21. The method of generating electrical energy of claim 19, wherein said elastic material is an elastic material selected from the group consisting of rubber, artificial muscle, alloy, polymer, composite material, fibre, and metal.

22. The method of generating electrical energy of claim 20, wherein said elastic material is an elastic material selected from the group consisting of rubber, artificial muscle, alloy, polymer, composite material, fibre, and metal.

23. The method of generating electrical energy of claim 17, including the step of driving said input member of said machine with direct or indirect force from at least one working heat engine.

24. The method of generating electrical energy of claim 18, including the step of driving said input member of said machine with direct or indirect force from at least one working heat engine.

25. The method of generating electrical energy of claim 23, wherein said heat engine is a heat engine selected from the group consisting of internal combustion engine and external combustion engine.

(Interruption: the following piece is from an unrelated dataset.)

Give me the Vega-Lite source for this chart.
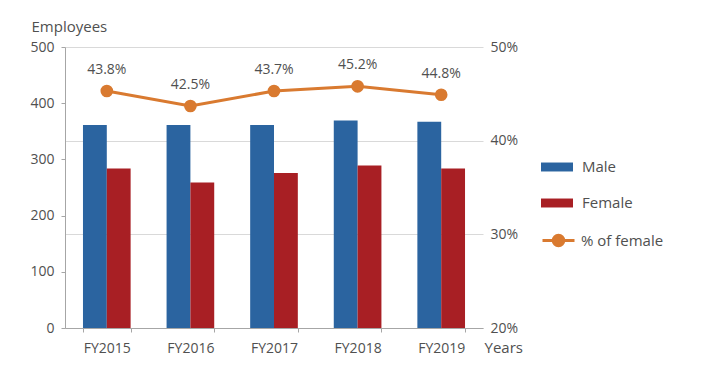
{
  "$schema": "https://vega.github.io/schema/vega-lite/v6.json",
  "width": 418,
  "height": 281,
  "autosize": {"type": "none"},
  "padding": {"left": 65, "top": 47, "right": 237, "bottom": 42},
  "background": "white",
  "config": {
    "font": "Open Sans",
    "view": {"stroke": null},
    "axis": {"labelFont": "Open Sans", "titleFont": "Open Sans"},
    "legend": {"labelFont": "Open Sans"}
  },
  "data": {
    "values": [
      {"year": "FY2015", "Male": 361, "Female": 284, "pct": 45.3, "label": "43.8%"},
      {"year": "FY2016", "Male": 361, "Female": 259, "pct": 43.7, "label": "42.5%"},
      {"year": "FY2017", "Male": 361, "Female": 276, "pct": 45.3, "label": "43.7%"},
      {"year": "FY2018", "Male": 369, "Female": 289, "pct": 45.8, "label": "45.2%"},
      {"year": "FY2019", "Male": 367, "Female": 284, "pct": 44.9, "label": "44.8%"}
    ]
  },
  "layer": [
    {
      "transform": [{"fold": ["Male", "Female"], "as": ["gender", "count"]}],
      "mark": {"type": "bar"},
      "encoding": {
        "x": {
          "field": "year",
          "type": "nominal",
          "scale": {"paddingInner": 0.43, "paddingOuter": 0.215},
          "axis": {
            "title": "Years",
            "titleX": 419,
            "titleY": 24,
            "titleAlign": "left",
            "titleBaseline": "alphabetic",
            "titleFontSize": 15,
            "titleFontWeight": "normal",
            "titleColor": "#505050",
            "labelAngle": 0,
            "labelFontSize": 14,
            "labelColor": "#505050",
            "labelPadding": 9,
            "tickBand": "extent",
            "tickSize": 4,
            "tickColor": "#a6a6a6",
            "domainColor": "#a6a6a6",
            "grid": false
          }
        },
        "xOffset": {
          "field": "gender",
          "type": "nominal",
          "sort": ["Male", "Female"],
          "scale": {"paddingInner": 0, "paddingOuter": 0}
        },
        "y": {
          "field": "count",
          "type": "quantitative",
          "scale": {"domain": [0, 500], "nice": false},
          "axis": {
            "orient": "left",
            "title": "Employees",
            "titleAngle": 0,
            "titleX": -34,
            "titleY": -16,
            "titleAlign": "left",
            "titleBaseline": "alphabetic",
            "titleFontSize": 15,
            "titleFontWeight": "normal",
            "titleColor": "#505050",
            "values": [0, 100, 200, 300, 400, 500],
            "grid": false,
            "tickSize": 4,
            "tickColor": "#a6a6a6",
            "domainColor": "#a6a6a6",
            "labelPadding": 7,
            "labelFontSize": 14,
            "labelColor": "#505050"
          }
        },
        "color": {
          "field": "gender",
          "type": "nominal",
          "sort": ["Male", "Female"],
          "scale": {"domain": ["Male", "Female"], "range": ["#2b64a0", "#a81f24"]},
          "legend": {
            "title": null,
            "orient": "none",
            "legendX": 476,
            "legendY": 104,
            "symbolType": "M-1,-0.28H1V0.28H-1Z",
            "symbolSize": 1024,
            "symbolStrokeWidth": 0,
            "symbolOpacity": 1,
            "rowPadding": 12,
            "labelOffset": 9,
            "labelFontSize": 15,
            "labelColor": "#505050"
          }
        }
      }
    },
    {
      "layer": [
        {
          "mark": {"type": "line", "strokeWidth": 3},
          "encoding": {
            "x": {"field": "year", "type": "nominal"},
            "y": {
              "field": "pct",
              "type": "quantitative",
              "scale": {"domain": [20, 50], "nice": false},
              "axis": {
                "orient": "right",
                "title": null,
                "values": [20, 30, 40, 50],
                "labelExpr": "datum.value + '%'",
                "grid": true,
                "gridColor": "#d9d9d9",
                "domain": false,
                "ticks": false,
                "labelPadding": 7,
                "labelFontSize": 14,
                "labelColor": "#505050"
              }
            },
            "stroke": {
              "datum": "% of female",
              "type": "nominal",
              "scale": {"range": ["#d97a30"]},
              "legend": {
                "title": null,
                "orient": "none",
                "legendX": 476,
                "legendY": 176,
                "symbolType": "M-1,0H1M-0.33,0A0.33,0.33 0 1,0 0.33,0A0.33,0.33 0 1,0 -0.33,0",
                "symbolSize": 1024,
                "symbolStrokeWidth": 3,
                "symbolFillColor": "#d97a30",
                "labelOffset": 5,
                "labelFontSize": 15,
                "labelColor": "#505050",
                "encode": {"symbols": {"update": {"fill": {"value": "#d97a30"}, "stroke": {"value": "#d97a30"}}}}
              }
            }
          }
        },
        {
          "mark": {"type": "point", "filled": true, "size": 160, "opacity": 1, "color": "#d97a30"},
          "encoding": {
            "x": {"field": "year", "type": "nominal"},
            "y": {"field": "pct", "type": "quantitative"}
          }
        },
        {
          "mark": {"type": "text", "dy": -21, "fontSize": 14, "color": "#505050", "baseline": "middle"},
          "encoding": {
            "x": {"field": "year", "type": "nominal"},
            "y": {"field": "pct", "type": "quantitative"},
            "text": {"field": "label"}
          }
        }
      ]
    }
  ],
  "resolve": {"scale": {"y": "independent"}}
}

26. The method of generating electrical energy of claim 24, wherein said heat engine is a heat engine selected from the group consisting of internal combustion engine and external combustion engine.

27. The method of generating electrical energy of claim 17, including the step of driving said input member of said machine with direct or indirect force from at least one working turbine.

28. The method of generating electrical energy of claim 18, including the step of driving said input member of said machine with direct or indirect force from at least one working turbine.

29. The method of generating electrical energy of claim 27, wherein said turbine is a turbine selected from the group consisting of steam turbine, statorless turbine, bladeless turbine, Tesla turbine, water turbine, and wind turbine.

30. The method of generating electrical energy of claim 28, wherein said turbine is a turbine selected from the group consisting of steam turbine, statorless turbine, bladeless turbine, Tesla turbine, water turbine, and wind turbine.